Unexpectedly, in spite of this book’s 500+ pages, Isaacson’s style is more of a journalist writing for a popular magazine than an academic creating a definitive biography. That contrast describes my experience of reading Leonardo. I would never have finished a dense academic biography, but on the other hand, I weirdly ended up feeling a little disappointed. How can you read 500 pages about someone and end up wishing you knew more?

That probably says more about Leonardo than it does Isaacson. Leonardo is endlessly fascinating. He’s clearly one of the most intelligent, curious people ever to live, but he rarely completed anything. If all of his finished paintings were gathered in one gallery, the gallery wouldn’t need to be very big.
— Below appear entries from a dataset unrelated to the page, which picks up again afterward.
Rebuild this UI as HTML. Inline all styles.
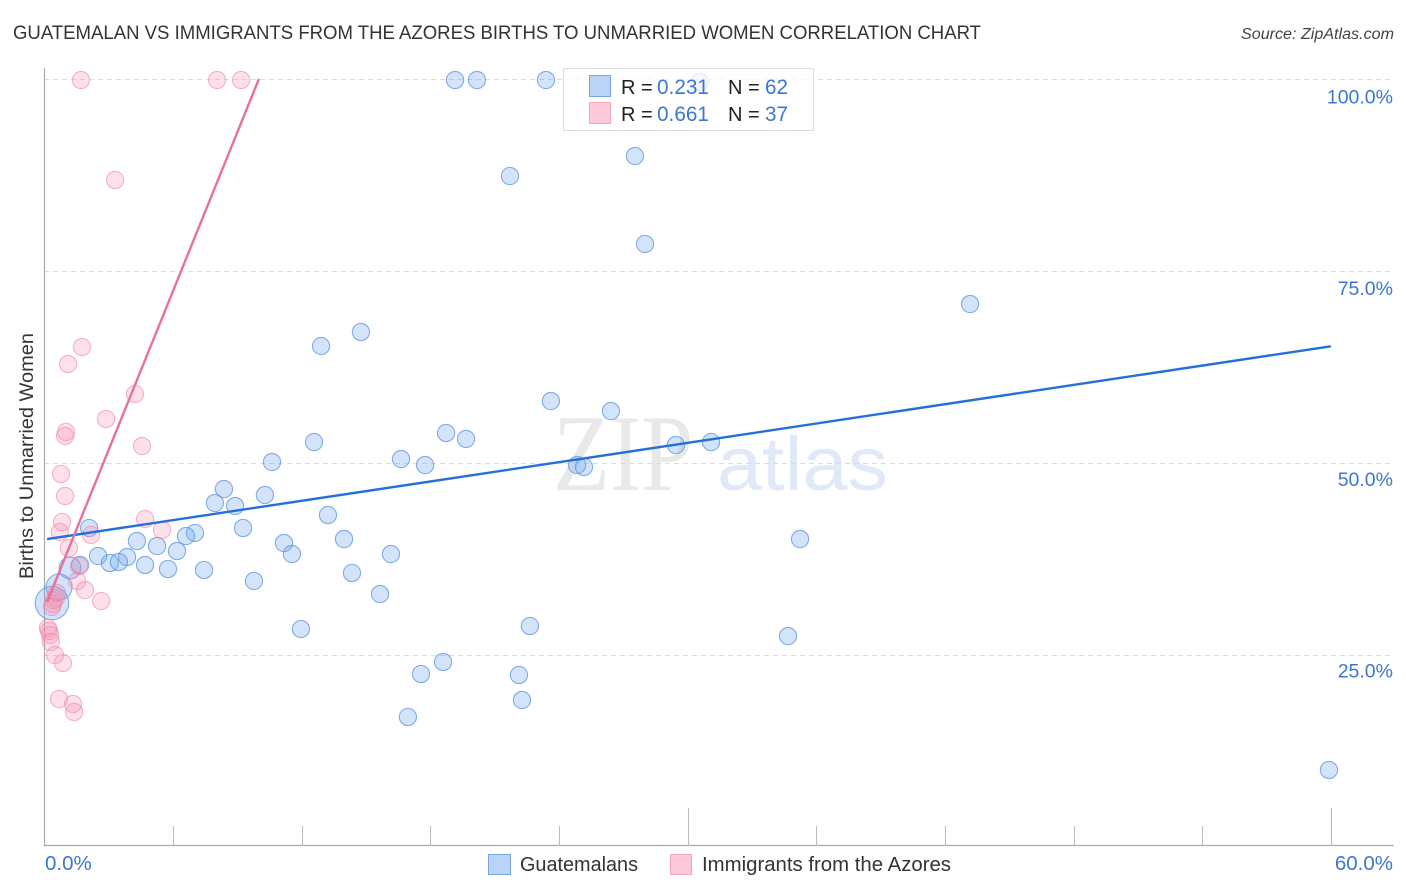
<!DOCTYPE html>
<html lang="en">
<head>
<meta charset="utf-8">
<title>Guatemalan vs Immigrants from the Azores Births to Unmarried Women Correlation Chart</title>
<style>
html,body{margin:0;padding:0;background:#fff;width:1406px;height:892px;overflow:hidden}
svg{display:block}
text{font-family:"Liberation Sans",sans-serif}
</style>
</head>
<body>
<svg id="chart" width="1406" height="892" viewBox="0 0 1406 892" xmlns="http://www.w3.org/2000/svg">
  <text x="13" y="39" font-size="19" fill="#333" textLength="968" lengthAdjust="spacingAndGlyphs">GUATEMALAN VS IMMIGRANTS FROM THE AZORES BIRTHS TO UNMARRIED WOMEN CORRELATION CHART</text>
  <text x="1394" y="39" font-size="15.5" font-style="italic" fill="#444" text-anchor="end" textLength="153" lengthAdjust="spacingAndGlyphs">Source: ZipAtlas.com</text>
  <text transform="translate(33,579) rotate(-90)" font-size="19" fill="#333" textLength="246" lengthAdjust="spacingAndGlyphs">Births to Unmarried Women</text>
  <g>
    <text x="553" y="490" style="font-family:'Liberation Serif',serif" font-size="109" fill="#e9e9e9" textLength="140" lengthAdjust="spacingAndGlyphs">ZIP</text>
    <text x="717" y="490" font-size="76" fill="#e0e9f8" textLength="171" lengthAdjust="spacingAndGlyphs">atlas</text>
  </g>
  <g id="grid"></g>
  <g id="axes"></g>
  <g id="blue-points"></g>
  <g id="pink-points"></g>
  <g id="trends"></g>
  <g>
    <rect x="563.5" y="68.5" width="250" height="62" fill="#fff" fill-opacity="0.75" stroke="#ddd" stroke-width="1"></rect>
    <rect x="589.5" y="75.5" width="21" height="21" fill="#b9d4f6" stroke="#78a6e4"></rect>
    <rect x="589.5" y="102.5" width="21" height="21" fill="#fcc8da" stroke="#f3a6bf"></rect>
    <text x="621" y="94" font-size="20" fill="#222">R =</text>
    <text x="657" y="94" font-size="21" fill="#3b76d4" textLength="52" lengthAdjust="spacingAndGlyphs">0.231</text>
    <text x="728" y="94" font-size="20" fill="#222">N =</text>
    <text x="765" y="94" font-size="21" fill="#3b76d4" textLength="23" lengthAdjust="spacingAndGlyphs">62</text>
    <text x="621" y="121" font-size="20" fill="#222">R =</text>
    <text x="657" y="121" font-size="21" fill="#3b76d4" textLength="52" lengthAdjust="spacingAndGlyphs">0.661</text>
    <text x="728" y="121" font-size="20" fill="#222">N =</text>
    <text x="765" y="121" font-size="21" fill="#3b76d4" textLength="23" lengthAdjust="spacingAndGlyphs">37</text>
  </g>
  <g>
    <rect x="488.5" y="854.5" width="22" height="20" fill="#b9d4f6" stroke="#78a6e4"></rect>
    <text x="520" y="871" font-size="20" fill="#333" textLength="118" lengthAdjust="spacingAndGlyphs">Guatemalans</text>
    <rect x="670.5" y="854.5" width="21" height="20" fill="#fcc8da" stroke="#f3a6bf"></rect>
    <text x="702" y="871" font-size="20" fill="#333" textLength="249" lengthAdjust="spacingAndGlyphs">Immigrants from the Azores</text>
  </g>
</svg>
<script>
const xTickValues = [0, 6, 12, 18, 24, 30, 36, 42, 48, 54, 60];
const xMajorTicks = [30, 60];
const xTickLabels = ["0.0%", "60.0%"];
const xLabelValues = [0, 60];
const yTickValues = [25, 50, 75, 100];
const yTickLabels = ["25.0%", "50.0%", "75.0%", "100.0%"];

const guatemalansX = [19.15,20.17,23.39,30.57,27.54,21.71,28.01,43.17,14.76,12.90,23.62,26.42,18.73,19.66,12.57,29.45,31.09,16.63,17.75,10.61,24.84,25.16,8.37,10.28,7.95,8.89,13.22,9.26,2.08,7.02,6.60,13.97,35.24,4.31,11.17,5.25,6.18,11.54,16.16,2.50,3.85,3.05,3.47,4.69,1.66,5.76,7.44,1.19,14.34,9.77,0.68,15.65,0.35,22.64,11.96,34.68,18.59,17.56,22.13,22.27,16.95,59.91];
const guatemalansY = [99.87,99.87,99.87,99.6,89.97,87.37,78.52,70.70,67.06,65.23,58.07,56.77,53.91,53.13,52.73,52.34,52.73,50.52,49.74,50.13,49.74,49.48,46.61,45.83,44.79,44.40,43.23,41.54,41.54,40.89,40.49,40.10,40.10,39.84,39.58,39.19,38.54,38.15,38.15,37.89,37.76,36.98,37.11,36.72,36.72,36.20,36.07,36.33,35.68,34.64,33.85,32.94,31.77,28.78,28.39,27.47,24.09,22.53,22.40,19.14,16.93,10.03];
const guatemalansWeight = [1,1,1,1,1,1,1,1,1,1,1,1,1,1,1,1,1,1,1,1,1,1,1,1,1,1,1,1,1,1,1,1,1,1,1,1,1,1,1,1,1,1,1,1,1,1,1,1.6,1,1,2.3,1,3.8,1,1,1,1,1,1,1,1,1];

const azoresX = [1.70,8.05,9.17,3.29,1.75,1.10,4.22,2.87,1.00,0.96,4.55,0.77,0.96,4.69,0.82,5.48,0.72,2.17,1.14,1.61,1.52,1.89,2.64,0.44,0.54,0.40,0.58,0.35,0.16,0.21,0.26,0.30,0.49,0.86,0.68,1.33,1.38];
const azoresY = [99.87,99.87,99.87,86.85,65.10,62.89,58.99,55.73,54.04,53.52,52.21,48.57,45.70,42.71,42.32,41.28,41.02,40.63,38.93,36.59,34.64,33.46,32.03,32.16,32.42,31.64,33.07,31.25,28.52,28.13,27.60,26.69,25.00,23.96,19.27,18.62,17.58];

const guatemalansTrendX = [0.12, 60];
const guatemalansTrendY = [40.1, 65.2];
const azoresTrendX = [0.12, 10];
const azoresTrendY = [31.9, 100];

const xScale = v => 44.5 + v * 21.44;
const yScale = v => 847 - v * 7.68;
const yLabelScale = v => 103.5 + (100 - v) * 7.653;
const NS = "http://www.w3.org/2000/svg";

function make(tag, attrs, parent, text) {
  const el = document.createElementNS(NS, tag);
  for (const k in attrs) el.setAttribute(k, attrs[k]);
  if (text !== undefined) el.textContent = text;
  parent.appendChild(el);
  return el;
}

const grid = document.getElementById("grid");
const axes = document.getElementById("axes");
const bluePts = document.getElementById("blue-points");
const pinkPts = document.getElementById("pink-points");
const trends = document.getElementById("trends");

yTickValues.forEach((v, i) => {
  const y = Math.round(yScale(v)) + 0.5;
  const line = make("line", {x1: 44, x2: 1394, y1: y, y2: y, stroke: "#dcdcdc", "stroke-width": 1, "stroke-dasharray": "5 4"}, grid);
  
  
  const label = make("text", {x: 1393, y: yLabelScale(v), "font-size": 19.5, fill: "#3b76d4", "text-anchor": "end"}, axes, yTickLabels[i]);
  
  
});

const yAxisLine = make("line", {x1: 44.5, x2: 44.5, y1: 68, y2: 846, stroke: "#aaa", "stroke-width": 1.2}, axes);


const xAxisLine = make("line", {x1: 44, x2: 1394, y1: 845.5, y2: 845.5, stroke: "#aaa", "stroke-width": 1.2}, axes);



xTickValues.forEach(v => {
  if (v === 0) return;
  const x = Math.round(xScale(v)) + 0.5;
  const top = xMajorTicks.includes(v) ? 808 : 826;
  const tick = make("line", {x1: x, x2: x, y1: top, y2: 846, stroke: "#bbb", "stroke-width": 1}, axes);
  
  
});

xLabelValues.forEach((v, i) => {
  const label = make("text", {x: v === 0 ? 45 : 1393, y: 870, "font-size": 20.5, fill: "#3b76d4", "text-anchor": v === 0 ? "start" : "end"}, axes, xTickLabels[i]);
  
  
});

guatemalansX.forEach((v, i) => {
  const c = make("circle", {cx: xScale(v), cy: yScale(guatemalansY[i]), r: 8.6 * Math.sqrt(guatemalansWeight[i]), fill: "#6ea6ee", "fill-opacity": 0.3, stroke: "#5d93e0", "stroke-opacity": 0.75, "stroke-width": 1.1}, bluePts);
  
  
});

azoresX.forEach((v, i) => {
  const c = make("circle", {cx: xScale(v), cy: yScale(azoresY[i]), r: 8.6, fill: "#f78fb0", "fill-opacity": 0.28, stroke: "#ee85a8", "stroke-opacity": 0.6, "stroke-width": 1.1}, pinkPts);
  
  
});

const blueTrend = make("line", {x1: xScale(guatemalansTrendX[0]), y1: yScale(guatemalansTrendY[0]), x2: xScale(guatemalansTrendX[1]), y2: yScale(guatemalansTrendY[1]), stroke: "#2270d8", "stroke-width": 2.4}, trends);


const pinkTrend = make("line", {x1: xScale(azoresTrendX[0]), y1: yScale(azoresTrendY[0]), x2: xScale(azoresTrendX[1]), y2: yScale(azoresTrendY[1]), stroke: "#e8709c", "stroke-width": 2.4}, trends);


</script>
</body>
</html>
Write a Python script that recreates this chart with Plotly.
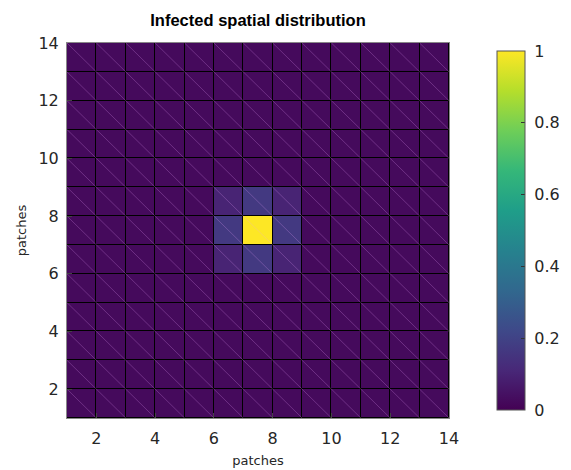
import plotly.graph_objects as go

# grid nodes (patch indices) and face values (face [x, x+1] x [y, y+1] colored by lower-left node)
x_nodes = list(range(1, 15))
y_nodes = list(range(1, 15))
b = 0.025
infected = [
    [b, b, b, b, b, b, b, b, b, b, b, b, b],  # y = 1
    [b, b, b, b, b, b, b, b, b, b, b, b, b],  # y = 2
    [b, b, b, b, b, b, b, b, b, b, b, b, b],  # y = 3
    [b, b, b, b, b, b, b, b, b, b, b, b, b],  # y = 4
    [b, b, b, b, b, b, b, b, b, b, b, b, b],  # y = 5
    [b, b, b, b, b, 0.1, 0.17, 0.1, b, b, b, b, b],  # y = 6
    [b, b, b, b, b, 0.17, 1.0, 0.17, b, b, b, b, b],  # y = 7
    [b, b, b, b, b, 0.1, 0.17, 0.1, b, b, b, b, b],  # y = 8
    [b, b, b, b, b, b, b, b, b, b, b, b, b],  # y = 9
    [b, b, b, b, b, b, b, b, b, b, b, b, b],  # y = 10
    [b, b, b, b, b, b, b, b, b, b, b, b, b],  # y = 11
    [b, b, b, b, b, b, b, b, b, b, b, b, b],  # y = 12
    [b, b, b, b, b, b, b, b, b, b, b, b, b],  # y = 13
]
tick_vals = [2, 4, 6, 8, 10, 12, 14]
cbar_ticks = [0, 0.2, 0.4, 0.6, 0.8, 1]
cbar_labels = ["0", "0.2", "0.4", "0.6", "0.8", "1"]

x_centers = [(x_nodes[i] + x_nodes[i + 1]) / 2 for i in range(len(x_nodes) - 1)]
y_centers = [(y_nodes[i] + y_nodes[i + 1]) / 2 for i in range(len(y_nodes) - 1)]

L, R, T, B = 67, 122, 43, 52
plot_w = 571 - L - R

fig = go.Figure()
fig.add_trace(go.Heatmap(
    x=x_centers, y=y_centers, z=infected,
    colorscale="Viridis", zmin=0, zmax=1,
    xgap=1, ygap=1,
    colorbar=dict(
        x=(497 - L) / plot_w, xanchor="left", xpad=0,
        y=0.5, yanchor="middle",
        len=1.01, lenmode="fraction", thickness=28,
        outlinecolor="#555555", outlinewidth=1,
        tickvals=cbar_ticks, ticktext=["\u00a0" + t for t in cbar_labels],
        ticks="inside", ticklen=4, tickcolor="#333333",
        tickfont=dict(family="DejaVu Sans", size=16, color="#262626"),
    ),
    hoverinfo="skip",
))

# faint triangle diagonals of each face
dx, dy = [], []
for i in range(len(x_nodes) - 1):
    for j in range(len(y_nodes) - 1):
        dx += [x_nodes[i], x_nodes[i + 1], None]
        dy += [y_nodes[j + 1], y_nodes[j], None]
fig.add_trace(go.Scatter(x=dx, y=dy, mode="lines",
                         line=dict(color="rgba(235,160,255,0.25)", width=1),
                         hoverinfo="skip", showlegend=False))

axis_common = dict(
    range=[1, 14], tickvals=tick_vals, ticks="inside", ticklen=5,
    tickcolor="#444444", showgrid=False, zeroline=False,
    showline=True, linecolor="#888888", mirror=True, linewidth=1,
    tickfont=dict(family="DejaVu Sans", size=16, color="#262626"),
    automargin=False,
)
fig.update_xaxes(**axis_common, ticklabelstandoff=6,
                 title=dict(text="patches", standoff=8,
                            font=dict(family="DejaVu Sans", size=13, color="#262626")))
fig.update_yaxes(**axis_common, ticklabelstandoff=4,
                 title=dict(text="patches", standoff=8,
                            font=dict(family="DejaVu Sans", size=13, color="#262626")))

fig.update_layout(
    width=571, height=470,
    margin=dict(l=L, r=R, t=T, b=B, autoexpand=False),
    plot_bgcolor="black", paper_bgcolor="white",
    title=dict(text="<b>Infected spatial distribution</b>", x=(67 + 449) / 2 / 571,
               xanchor="center", y=1 - 20 / 470, yanchor="middle",
               font=dict(family="Liberation Sans", size=16.5, color="black")),
    showlegend=False,
)

fig.write_html("out.html")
I remember as an undergraduate at a liberal arts school, I was required to take an art history course. That sounded horribly dull to me, so I put it off until I couldn’t put it off any more—and I ended up being sorry I had. I loved it. One of the things I learned is that when you’ve seen iconic works of art over and over in popular culture, you don’t realize why they are iconic. It’s only in the context of other painters of the era, or the immediately preceding era, that you realize how groundbreaking the work is.

Isaacson does a decent job of making this clear. The book was clearly intended to be mass produced, so there isn’t as much (expensive) contextual illustration as you could wish, but the text does a good job of spelling out exactly why the Mona Lisa or The Last Supper or the Vitruvian Man are the timeless works that they are.

Maybe Isaacson’s real gift to the reader is showing all the contradictions wrapped around Leonardo’s genius. Why did he leave so many paintings unfinished? How could he have written thousands of pages describing groundbreaking experiments and dissections, and yet left them unpublished? Leonardo discovered things about architecture, engineering, and the human body that wouldn’t be replicated/confirmed for two hundred years or more, but outside of his friends and associates, no one knew. It’s almost heartbreaking to think about.

I won’t say I was riveted all the way through, but all in all, this is a thoroughly worthwhile read.